The two actors took their seats and were given copies of my manuscript. They looked it over like accountants reviewing someone’s tax forms on April 15th. Lots of raised eyebrows and heavy sighs. I didn’t know that at the time, but that’s not good.
As the actors read my script, I noticed there was a gnome at my reading. He had the hat, the long beard, the four-feet-ten inches of height. I thought I was hallucinating.
Unfortunately, he wasn’t a mythic creature. He was a very real, very accomplished novelist who liked to sit in on readings of drama. He also looked like a garden gnome that you may have in your flowerbed.

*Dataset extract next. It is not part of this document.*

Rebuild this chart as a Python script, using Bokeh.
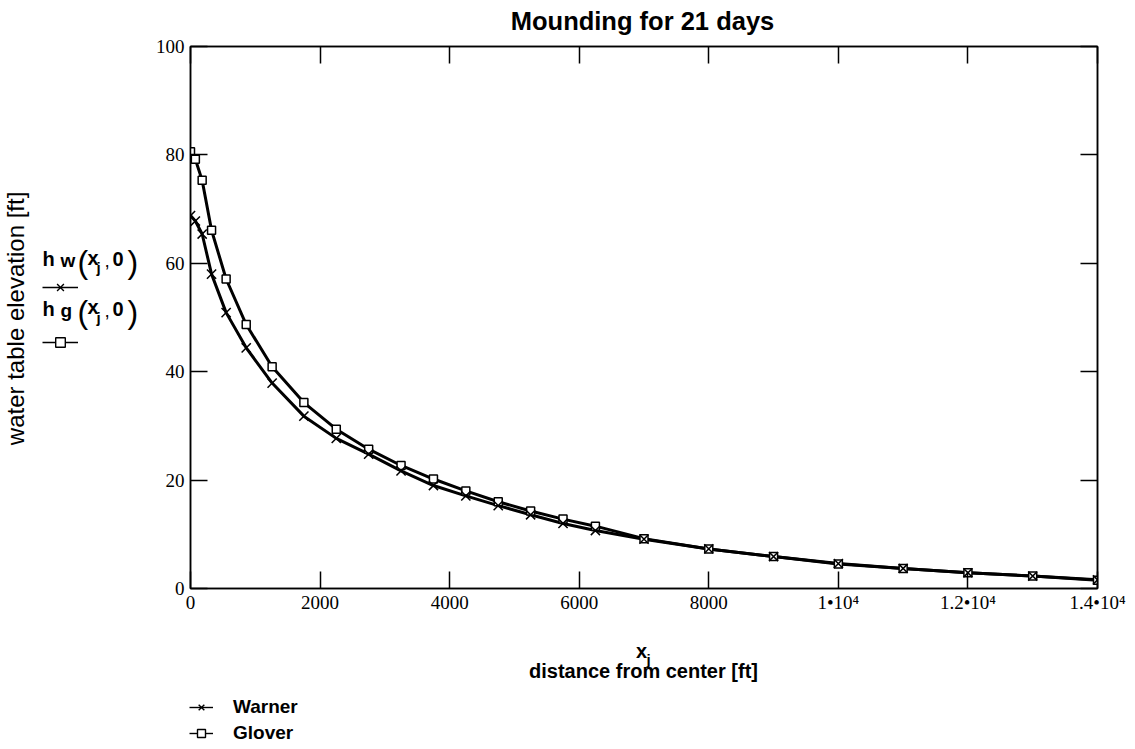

The reading ended and I thought it went great. The actors brought my script to life in surprising ways. The female actor, playing my mom, screamed at the male actor, playing my dad, because Dad decided to hang a door a half hour before the Thanksgiving dinner guests arrived. For me, that was the highlight, but there were other great exchanges.
MOM: I swear I’ll never figure you out! You ruined my life!
DAD: You ruined my business!
MOM: You ruined your business!
DAD: You wouldn’t let me take risks!
MOM: Risks? What you need is an exorcist.
DAD: You’re so squirrely, you should be hiding nuts in a tree.
MOM: You’re nuts!
DAD: No, you’re nuts!
MOM: No you’re nuts!
You could cut the tension with a knife. I couldn’t have been more proud. I had captured how it really was in my house growing up.
The host told me to take a seat among the actors on stage for the Q&A.
The novelist raised his hand. I called on him.
He sighed. “I didn’t see the point. Yep. Sure. You should’ve saved the tree. Mm-hmm. I started counting remaining pages four minutes in. Yep. Right.”
What the hell, man?
Then all the other writers in the audience jumped in, piling on the most absurd and misguided feedback.
- According to these posers, you’re not supposed to have a ton of something called exposition.
- Apparently, two people who know each other well should not spend fifteen minutes talking about something they both know.
- They told me my characters should be active instead of doing a lot of explaining. WTF?
Where did these people learn their craft?
I left Saint Todd’s and almost threw my scripts in a trashcan. But then I didn’t. A glorious thought took hold of my mind and it goes something like this: these people don’t know what they’re talking about! Every How-To guide about writing tells you to write what you know. Well, this is what I know. And it’s true, and it’s real life. Real life is two people arguing about something that happened forty years ago until everyone wants to seal their ears shut with spray foam. That’s drama, doggoned!
Wouldn’t you pay to watch that? Wouldn’t you pay to watch my play? What if I threw in some pot brownies? How about then? Everyone loves pot brownies.